在某些原则上,父亲的坚持,与固执是出了名的,同样,这点季小阳与父亲很相似。
季父喘着粗气看他,“现在的你,养的起一个家庭吗?”在季父眼里,男人必须要有责任心,如果没有能力给对方安定的生括,就不该侵犯对方。
季小阳浑身疼痛,感觉随时会倒下,他死撑着身体,抬起头坚定地说,“我会努力!”
季父没有再说话,拉开门出去,季小阳彻底倒下去,贝沐尔冲进去,抱住季小阳,她从来没见识过这样的家庭,可以将人打成这样,面对自己的儿子,可以如此不心疼,贝沐尔无法承受,从小到大,她从来不曾挨过打,他们家非常的民主,所有事情,基本采取观望制,只要不是太过分,父母都是任她而为,贝沐尔此到恨不得也冲过去揍季父一顿,可是她知道,她不能。
同时,到房间门口的季母接到电话,脸色苍白,她战战兢兢地将电话递给季父,两人二话不说,马上出门。
贝沐尔也呜咽着:“小阳,你别吓我。”
“别抱那么紧,很疼。”季小阳知道肯定是舅舅那边发生了什么大事,不然,父母不会扔下他不管。
贝沐尔马上放开,季小阳又摔下去,贝沐尔愤愤不平,“你怎么会有这样的父母。”
“估计晚上是不能做了。”
贝沐尔又摧又打,“你什么对候这么幽默了,你都成这样了,还想着做坏事,难怪会挨打。”她好不容易将他扶起来,翻开他的背一看,惨不忍睹,“我怀疑你不是亲生的。”
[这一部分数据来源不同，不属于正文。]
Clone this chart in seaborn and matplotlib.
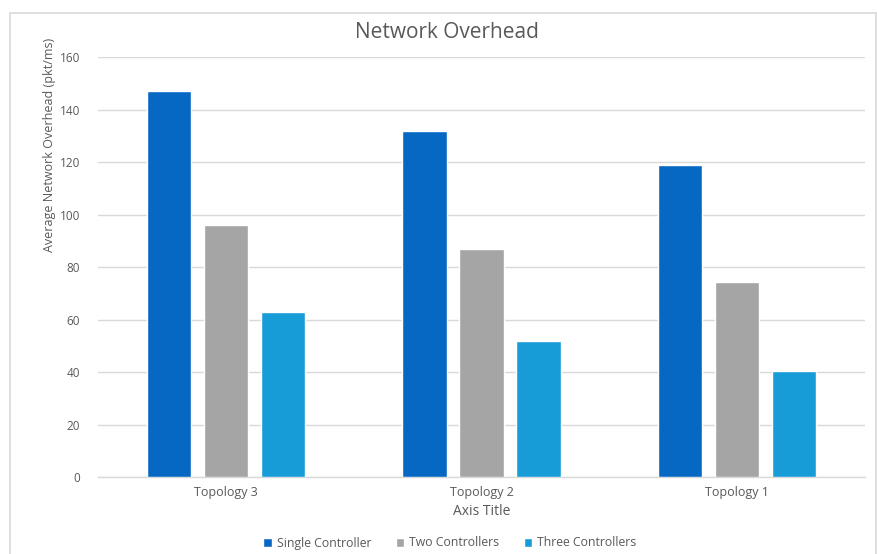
import matplotlib
matplotlib.use("Agg")
import matplotlib.pyplot as plt
from matplotlib.patches import Rectangle
import pandas as pd
import seaborn as sns

# Chart data
topologies = ["Topology 3", "Topology 2", "Topology 1"]
controllers = ["Single Controller", "Two Controllers", "Three Controllers"]
single_controller = [147, 132, 119]
two_controllers = [96, 87, 74.5]
three_controllers = [63, 52, 40.5]
y_ticks = [0, 20, 40, 60, 80, 100, 120, 140, 160]

colors = ["#0768C4", "#A5A5A5", "#189CD8"]

rows = []
for series, vals in zip(controllers, [single_controller, two_controllers, three_controllers]):
    for topo, v in zip(topologies, vals):
        rows.append({"Topology": topo, "Controllers": series, "Overhead": v})
df = pd.DataFrame(rows)

sns.set_theme(style="white")
plt.rcParams["font.family"] = ["Open Sans", "DejaVu Sans"]

W, H = 878, 554
fig = plt.figure(figsize=(W / 100, H / 100), dpi=100)
fig.patch.set_facecolor("white")

# chart frame
fig.patches.append(Rectangle((10.5 / W, -0.02), (876.5 - 10.5) / W, (H - 13) / H + 0.02,
                             transform=fig.transFigure, fill=False,
                             edgecolor="#D9D9D9", lw=1.2, zorder=0))

left, right, top, bottom = 98, 865, 57.3, 477.3
ax = fig.add_axes([left / W, (H - bottom) / H, (right - left) / W, (bottom - top) / H])

sns.barplot(data=df, x="Topology", y="Overhead", hue="Controllers",
            order=topologies, hue_order=controllers, palette=colors,
            width=0.668, gap=0.22, saturation=1, ax=ax, zorder=3)

ax.set_ylim(0, 160)
ax.set_yticks(y_ticks)
ax.set_xlim(-0.5, len(topologies) - 0.5)
ax.yaxis.grid(True, color="#D9D9D9", lw=1.0, zorder=0)
ax.set_axisbelow(True)
for side in ["top", "right", "left"]:
    ax.spines[side].set_visible(False)
ax.spines["bottom"].set_color("#D9D9D9")
ax.spines["bottom"].set_linewidth(1.0)
ax.tick_params(axis="y", length=0, pad=13, labelsize=8.5, labelcolor="#595959")
ax.tick_params(axis="x", length=0, pad=6, labelsize=9, labelcolor="#595959")

ax.set_ylabel("")
ax.set_xlabel("Axis Title", fontsize=10, color="#595959", labelpad=4)

fig.text(50 / W, 1 - 145 / H, "Average Network Overhead (pkt/ms)", rotation=90,
         ha="center", va="center", fontsize=9, color="#595959")
fig.text(447 / W, 1 - 33 / H, "Network Overhead", ha="center", va="center",
         fontsize=15, color="#595959")

handles, labels = ax.get_legend_handles_labels()
ax.legend_.remove()
fig.legend(handles, labels, loc="center", bbox_to_anchor=(450 / W, 1 - 543 / H),
           ncol=3, frameon=False, fontsize=8.8, labelcolor="#595959",
           handlelength=0.7, handleheight=0.7, handletextpad=0.4, columnspacing=2.0)

fig.savefig("out.png", dpi=100, facecolor="white")
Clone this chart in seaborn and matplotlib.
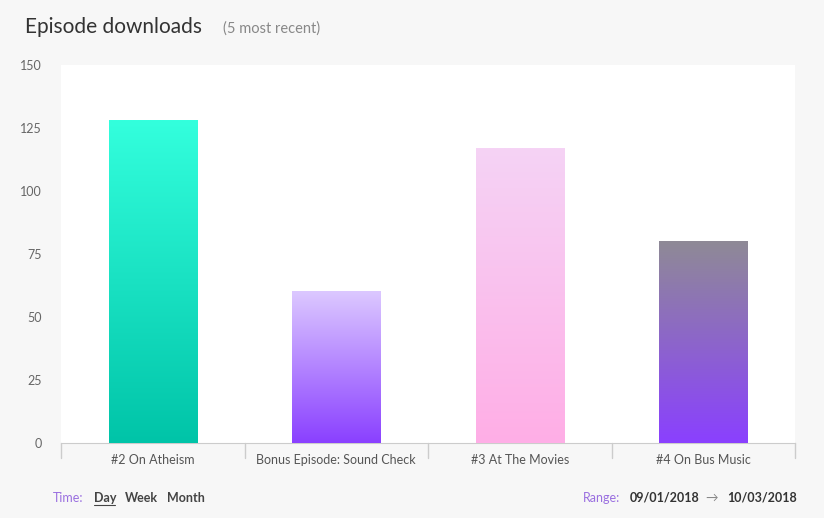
import matplotlib
matplotlib.use("Agg")
import matplotlib.pyplot as plt
import seaborn as sns
import numpy as np
import pandas as pd
from matplotlib.colors import LinearSegmentedColormap

episodes = ["#2 On Atheism", "Bonus Episode: Sound Check", "#3 At The Movies", "#4 On Bus Music"]
downloads = [128, 60, 117, 80]
yticks = [0, 25, 50, 75, 100, 125, 150]
grad_top = ["#33ffdd", "#dcc8ff", "#f5d3f5", "#8f8a96"]
grad_bot = ["#00c4a8", "#8a40ff", "#ffaee6", "#8a40ff"]

sns.set_style("white")
plt.rcParams['font.family'] = ['Lato', 'DejaVu Sans']
fig = plt.figure(figsize=(8.24, 5.18), dpi=100, facecolor="#f7f7f7")
ax = fig.add_axes([61/824, 1-443/518, 734/824, 378/518])
ax.set_facecolor("white")
df = pd.DataFrame({"ep": episodes, "n": downloads})
sns.barplot(data=df, x="ep", y="n", ax=ax, width=0.48, color="white")
ax.set_ylim(0, 150)
ax.set_xlim(-0.5, 3.5)
for i, p in enumerate(ax.patches):
    x0, w, h = p.get_x(), p.get_width(), p.get_height()
    cmap = LinearSegmentedColormap.from_list("g", [grad_bot[i], grad_top[i]])
    grad = np.linspace(0, 1, 256).reshape(-1, 1)
    ax.imshow(grad, extent=[x0, x0 + w, 0, h], origin="lower", aspect="auto", cmap=cmap, zorder=3)
ax.set_xlim(-0.5, 3.5)
ax.set_ylim(0, 150)
for s in ["top", "right", "left"]:
    ax.spines[s].set_visible(False)
ax.spines["bottom"].set_color("#cccccc")
ax.set_xlabel(""); ax.set_ylabel("")
ax.set_yticks(yticks)
ax.tick_params(axis="y", length=0, labelsize=9, labelcolor="#666666", pad=14)
ax.set_xticks(range(4))
ax.set_xticklabels(episodes, fontsize=9, color="#555555")
ax.tick_params(axis="x", length=0, pad=8)
for b in [-0.5, 0.5, 1.5, 2.5, 3.5]:
    ax.plot([b, b], [0, -6], color="#cccccc", lw=1, clip_on=False)

fig.text(25/824, 1-27/518, "Episode downloads", fontsize=15, color="#333333", va="center")
fig.text(223/824, 1-29/518, "(5 most recent)", fontsize=10.5, color="#888888", va="center")
fig.text(53/824, 1-498/518, "Time:", fontsize=9, color="#9a6fe0", va="center")
fig.text(94/824, 1-498/518, "Day", fontsize=9, color="#444444", va="center", fontweight="bold")
fig.add_artist(plt.Line2D([94/824, 115/824], [1-505/518]*2, color="#444444", lw=0.8))
fig.text(125/824, 1-498/518, "Week", fontsize=9, color="#444444", va="center", fontweight="bold")
fig.text(167/824, 1-498/518, "Month", fontsize=9, color="#444444", va="center", fontweight="bold")
fig.text(583/824, 1-498/518, "Range:", fontsize=9, color="#9a6fe0", va="center")
fig.text(630/824, 1-498/518, "09/01/2018", fontsize=9, color="#333333", va="center", fontweight="bold")
fig.text(705/824, 1-498/518, "→", fontsize=9, color="#888888", va="center")
fig.text(727/824, 1-498/518, "10/03/2018", fontsize=9, color="#333333", va="center", fontweight="bold")
fig.savefig("out.png", dpi=100, facecolor=fig.get_facecolor())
季小阳是疼的受不了了,他不敢掉眼泪,怕贝沐尔担心,“要不,你去门口药店给买点药?”
“我要报警!”贝沐尔拨电话,季小阳费力地抓她的衣角,“贝贝。”
贝沐尔觉得自己从来没这么难受过,抹了抹眼角的泪,“我拨打120。”这么大个人,她怎么弄出去,家丑不可外扬,她又不是不知道。
去了医院,处理好之后,季小阳的电话响起,是母亲打来的,这时,季小阳状况已经好多了。
母亲说话哽咽,定是哭过,季小阳一听就听出来了,“妈,发生了什么事?”
“你舅舅被抓进去了,你舅妈凌晨死了,现在警方认定是他杀,你舅舅嫌疑最大,因为最后是与你舅舅呆在一起。”
“怎么会这样?”季小阳扯动胳膊,又是一阵疼,贝沐尔在旁边警告他不要乱动。
“壮壮认定是你舅舅杀了你舅妈,你舅舅脱不了嫌疑。”
“在什幺地方,我马上过来。”
贝沐尔也听见了,她拿过电话,轻声在季小阳耳边说,“你不能乱动,给我乖乖地在医院呆着,我去了解情况。”